MISRA 2012 Rule 14.2

I have a question related to MISRA 2012 Rule 14.2 "A for loop shall be well-formed"

Conside below sample code :

int foo (int *ptr)
{
    (*ptr)--;
     return *ptr;
}

void main()
{
    int a =20;
    int i;
    for (i=0; i< foo(&a) ; i++)
    {
         /*
         <loop body>
         */       
    }
}

Here for line for (i=0; i< foo(&a) ; i++) I am getting a MISRA violation, 14.2. The question is when we modify the variable (a) present in the loop condition (i< foo(&a)), in a function like shown. is it valid violation ?

Its just a sample case, for 14.2, Please do not focus on the loop being infinite in the above sample code.
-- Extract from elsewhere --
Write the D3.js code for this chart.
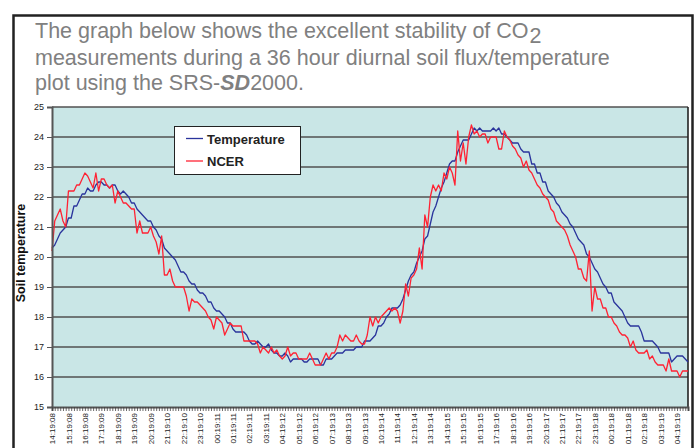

14.2 Rule : Second clause which
- Shall be an expression that has no persistent side effects, and
- Shall use the loop counter and optionally loop control flags, and
- Shall not use any other object that is modified in the for loop body.

Example :-

 bool_t flag = false;
    for ( int16_t i = 0; ( i < 5 ) && !flag; i++ )
    {
    if ( C )
    {
    flag = true; /* Compliant - allows early termination
    * of loop */
    }
    i = i + 3; /* Non-compliant - altering the loop
    * counter */
    }

Solution

Your example code violates the quoted rule (first bullet) because
it does have side effects (or the compiler cannot really tell, because of calling a function with a prototype which would allow such side effects - and happens to have at least one).

Your example might violate the quoted rule (third bullet) if the (side-) effects of the loop continuation condition (i< foo(&a)) are counted (by your specific MISRA analyser) as part of "the loop body". (I would not, but your tool might.)

So your shown code violates the rule between one and two times.